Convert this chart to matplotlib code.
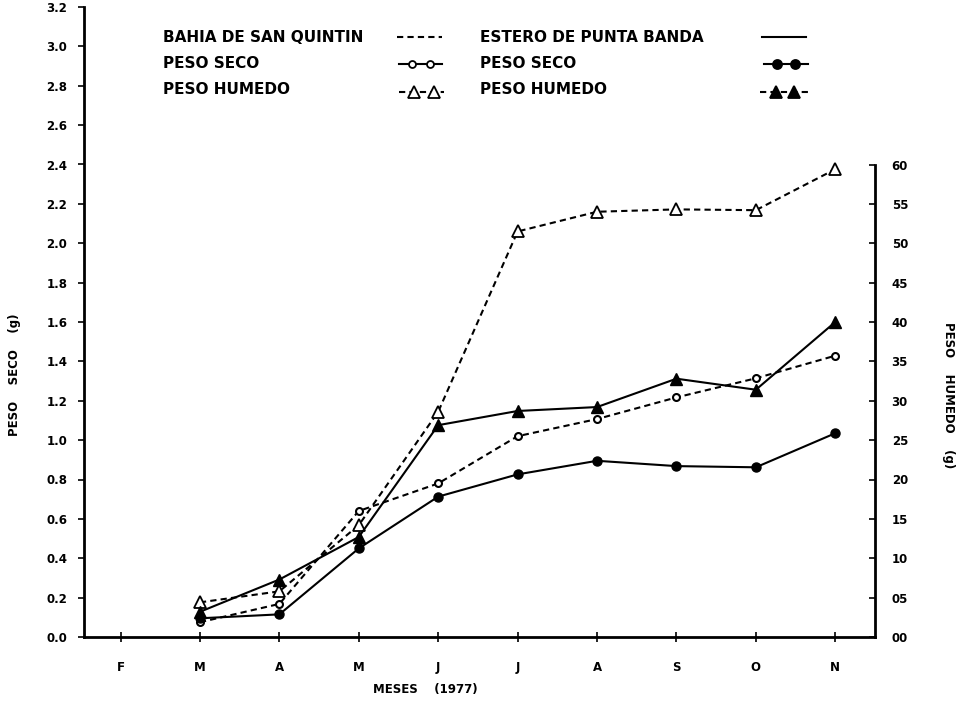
#!/usr/bin/env python3
"""
Peso seco / peso humedo por mes (1977): Bahia de San Quintin vs Estero de Punta Banda.
"""
import matplotlib
matplotlib.use("Agg")
import matplotlib.pyplot as plt
from matplotlib.lines import Line2D
import numpy as np

MONTHS = ["F", "M", "A", "M", "J", "J", "A", "S", "O", "N"]
DATA_IDX = [1, 2, 3, 4, 5, 6, 7, 8, 9]  # M..N

# left axis, dry weight (g)
bahia_seco = [0.075, 0.168, 0.64, 0.78, 1.02, 1.107, 1.217, 1.314, 1.429]
estero_seco = [0.095, 0.115, 0.45, 0.713, 0.826, 0.895, 0.868, 0.862, 1.035]
# right axis, wet weight (g)
bahia_humedo = [4.4, 5.8, 14.2, 28.6, 51.5, 54.0, 54.3, 54.2, 59.4]
estero_humedo = [3.2, 7.3, 12.7, 26.9, 28.7, 29.2, 32.8, 31.4, 40.0]

LEFT_TICKS = np.arange(0, 3.21, 0.2)
RIGHT_TICKS = np.arange(0, 61, 5)

plt.rcParams["font.family"] = ["DejaVu Sans"]
plt.rcParams["font.weight"] = "bold"

DASH = (0, (3, 2))
LW = 1.5

fig = plt.figure(figsize=(9.6, 7.02), dpi=100)
ax = fig.add_axes([84 / 960, 65 / 702, (875 - 84) / 960, (637 - 7) / 702])
ax2 = ax.twinx()

ax.set_xlim(-0.46, 9.5)
ax.set_ylim(0, 3.2)
ax2.set_ylim(0, 80)

# dry weight on the left scale
ax.plot(DATA_IDX, bahia_seco, color="black", lw=LW, ls=DASH, marker="o",
        ms=5, mfc="white", mec="black", mew=1.5)
ax.plot(DATA_IDX, estero_seco, color="black", lw=LW, ls="-", marker="o",
        ms=6.5, mfc="black", mec="black")
# wet weight on the right scale
ax2.plot(DATA_IDX, bahia_humedo, color="black", lw=LW, ls=DASH, marker="^",
         ms=8, mfc="white", mec="black", mew=1.3)
ax2.plot(DATA_IDX, estero_humedo, color="black", lw=LW, ls="-", marker="^",
         ms=8, mfc="black", mec="black")

# spines
for a in (ax, ax2):
    a.spines["top"].set_visible(False)
ax.spines["right"].set_visible(False)
ax.spines["left"].set_linewidth(2)
ax.spines["bottom"].set_linewidth(2)
ax2.spines["left"].set_visible(False)
ax2.spines["bottom"].set_visible(False)
ax2.spines["right"].set_linewidth(2)
ax2.spines["right"].set_bounds(0, 60)

# ticks
ax.set_xticks(range(len(MONTHS)))
ax.set_xticklabels(MONTHS)
ax.tick_params(axis="x", direction="inout", length=7, width=1.2, pad=14, labelsize=8.5)
ax.set_yticks(LEFT_TICKS)
ax.set_yticklabels([f"{v:.1f}" for v in LEFT_TICKS])
ax.tick_params(axis="y", direction="out", length=4, width=1.2, pad=8, labelsize=8.5)
ax2.set_yticks(RIGHT_TICKS)
ax2.set_yticklabels([f"{int(v):02d}" for v in RIGHT_TICKS])
ax2.tick_params(axis="y", direction="in", length=4, width=1.2, pad=12, labelsize=8.5)

# axis labels
fig.text(15 / 960, 1 - 375 / 702, "PESO    SECO    (g)", rotation=90, ha="center",
         va="center", fontsize=8.5, fontweight="bold")
fig.text(948 / 960, 1 - 395 / 702, "PESO    HUMEDO    (g)", rotation=-90, ha="center",
         va="center", fontsize=8.5, fontweight="bold")
fig.text(425 / 960, 1 - 690 / 702, "MESES    (1977)", ha="center", va="center",
         fontsize=8.5, fontweight="bold")

# legend, drawn by hand in two columns
rows = [37, 64, 90]
texts_l = ["BAHIA DE SAN QUINTIN", "PESO SECO", "PESO HUMEDO"]
texts_r = ["ESTERO DE PUNTA BANDA", "PESO SECO", "PESO HUMEDO"]
for y, tl, tr in zip(rows, texts_l, texts_r):
    fig.text(163 / 960, 1 - y / 702, tl, ha="left", va="center", fontsize=11, fontweight="bold")
    fig.text(480 / 960, 1 - y / 702, tr, ha="left", va="center", fontsize=11, fontweight="bold")


def sample(x0, x1, y, ls, marker=None, mfc=None, ms=6, mxs=()):
    fy = 1 - y / 702
    fig.add_artist(Line2D([x0 / 960, x1 / 960], [fy, fy], color="black", lw=LW, ls=ls))
    if marker:
        fig.add_artist(Line2D([mx / 960 for mx in mxs], [fy] * len(mxs), ls="none",
                              marker=marker, ms=ms, mfc=mfc, mec="black", mew=1.3))


sample(397, 442, 37, DASH)
sample(762, 806, 37, "-")
sample(399, 442, 64, "-", "o", "white", 5, (412, 430))
sample(764, 808, 64, "-", "o", "black", 6.5, (777, 795))
sample(399, 444, 92, DASH, "^", "white", 8, (414, 434))
sample(760, 808, 92, DASH, "^", "black", 8, (776, 794))

fig.savefig("out.png", dpi=100)
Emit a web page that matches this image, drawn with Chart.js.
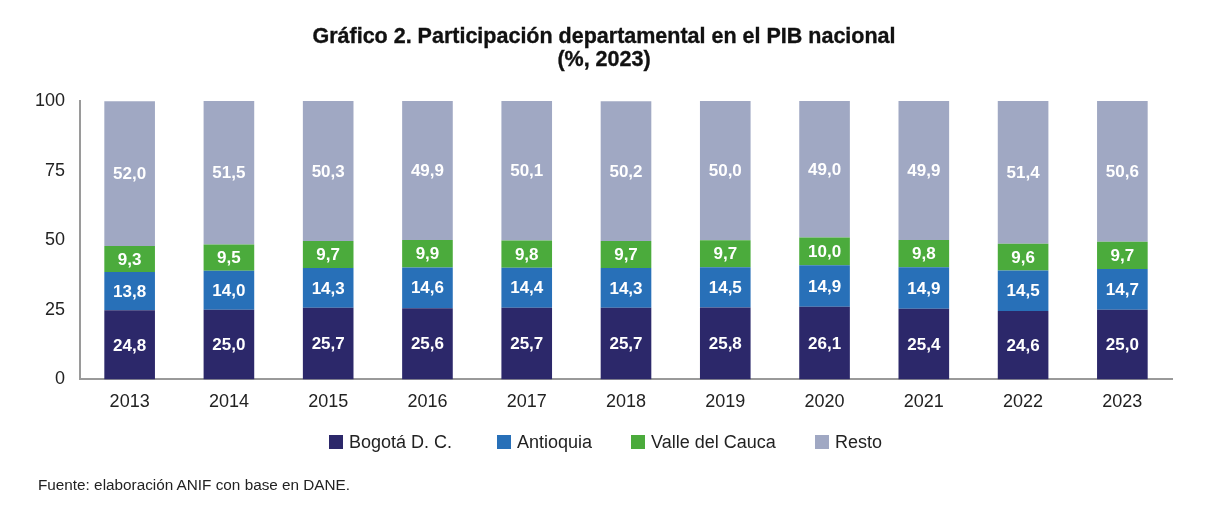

Do this: Quote the full listing above word for word; exclude every picture from the copy.

Reply:
Convert this chart to matplotlib code.
#!/usr/bin/env python3
"""
Peso seco / peso humedo por mes (1977): Bahia de San Quintin vs Estero de Punta Banda.
"""
import matplotlib
matplotlib.use("Agg")
import matplotlib.pyplot as plt
from matplotlib.lines import Line2D
import numpy as np

MONTHS = ["F", "M", "A", "M", "J", "J", "A", "S", "O", "N"]
DATA_IDX = [1, 2, 3, 4, 5, 6, 7, 8, 9]  # M..N

# left axis, dry weight (g)
bahia_seco = [0.075, 0.168, 0.64, 0.78, 1.02, 1.107, 1.217, 1.314, 1.429]
estero_seco = [0.095, 0.115, 0.45, 0.713, 0.826, 0.895, 0.868, 0.862, 1.035]
# right axis, wet weight (g)
bahia_humedo = [4.4, 5.8, 14.2, 28.6, 51.5, 54.0, 54.3, 54.2, 59.4]
estero_humedo = [3.2, 7.3, 12.7, 26.9, 28.7, 29.2, 32.8, 31.4, 40.0]

LEFT_TICKS = np.arange(0, 3.21, 0.2)
RIGHT_TICKS = np.arange(0, 61, 5)

plt.rcParams["font.family"] = ["DejaVu Sans"]
plt.rcParams["font.weight"] = "bold"

DASH = (0, (3, 2))
LW = 1.5

fig = plt.figure(figsize=(9.6, 7.02), dpi=100)
ax = fig.add_axes([84 / 960, 65 / 702, (875 - 84) / 960, (637 - 7) / 702])
ax2 = ax.twinx()

ax.set_xlim(-0.46, 9.5)
ax.set_ylim(0, 3.2)
ax2.set_ylim(0, 80)

# dry weight on the left scale
ax.plot(DATA_IDX, bahia_seco, color="black", lw=LW, ls=DASH, marker="o",
        ms=5, mfc="white", mec="black", mew=1.5)
ax.plot(DATA_IDX, estero_seco, color="black", lw=LW, ls="-", marker="o",
        ms=6.5, mfc="black", mec="black")
# wet weight on the right scale
ax2.plot(DATA_IDX, bahia_humedo, color="black", lw=LW, ls=DASH, marker="^",
         ms=8, mfc="white", mec="black", mew=1.3)
ax2.plot(DATA_IDX, estero_humedo, color="black", lw=LW, ls="-", marker="^",
         ms=8, mfc="black", mec="black")

# spines
for a in (ax, ax2):
    a.spines["top"].set_visible(False)
ax.spines["right"].set_visible(False)
ax.spines["left"].set_linewidth(2)
ax.spines["bottom"].set_linewidth(2)
ax2.spines["left"].set_visible(False)
ax2.spines["bottom"].set_visible(False)
ax2.spines["right"].set_linewidth(2)
ax2.spines["right"].set_bounds(0, 60)

# ticks
ax.set_xticks(range(len(MONTHS)))
ax.set_xticklabels(MONTHS)
ax.tick_params(axis="x", direction="inout", length=7, width=1.2, pad=14, labelsize=8.5)
ax.set_yticks(LEFT_TICKS)
ax.set_yticklabels([f"{v:.1f}" for v in LEFT_TICKS])
ax.tick_params(axis="y", direction="out", length=4, width=1.2, pad=8, labelsize=8.5)
ax2.set_yticks(RIGHT_TICKS)
ax2.set_yticklabels([f"{int(v):02d}" for v in RIGHT_TICKS])
ax2.tick_params(axis="y", direction="in", length=4, width=1.2, pad=12, labelsize=8.5)

# axis labels
fig.text(15 / 960, 1 - 375 / 702, "PESO    SECO    (g)", rotation=90, ha="center",
         va="center", fontsize=8.5, fontweight="bold")
fig.text(948 / 960, 1 - 395 / 702, "PESO    HUMEDO    (g)", rotation=-90, ha="center",
         va="center", fontsize=8.5, fontweight="bold")
fig.text(425 / 960, 1 - 690 / 702, "MESES    (1977)", ha="center", va="center",
         fontsize=8.5, fontweight="bold")

# legend, drawn by hand in two columns
rows = [37, 64, 90]
texts_l = ["BAHIA DE SAN QUINTIN", "PESO SECO", "PESO HUMEDO"]
texts_r = ["ESTERO DE PUNTA BANDA", "PESO SECO", "PESO HUMEDO"]
for y, tl, tr in zip(rows, texts_l, texts_r):
    fig.text(163 / 960, 1 - y / 702, tl, ha="left", va="center", fontsize=11, fontweight="bold")
    fig.text(480 / 960, 1 - y / 702, tr, ha="left", va="center", fontsize=11, fontweight="bold")


def sample(x0, x1, y, ls, marker=None, mfc=None, ms=6, mxs=()):
    fy = 1 - y / 702
    fig.add_artist(Line2D([x0 / 960, x1 / 960], [fy, fy], color="black", lw=LW, ls=ls))
    if marker:
        fig.add_artist(Line2D([mx / 960 for mx in mxs], [fy] * len(mxs), ls="none",
                              marker=marker, ms=ms, mfc=mfc, mec="black", mew=1.3))


sample(397, 442, 37, DASH)
sample(762, 806, 37, "-")
sample(399, 442, 64, "-", "o", "white", 5, (412, 430))
sample(764, 808, 64, "-", "o", "black", 6.5, (777, 795))
sample(399, 444, 92, DASH, "^", "white", 8, (414, 434))
sample(760, 808, 92, DASH, "^", "black", 8, (776, 794))

fig.savefig("out.png", dpi=100)
Emit a web page that matches this image, drawn with Chart.js.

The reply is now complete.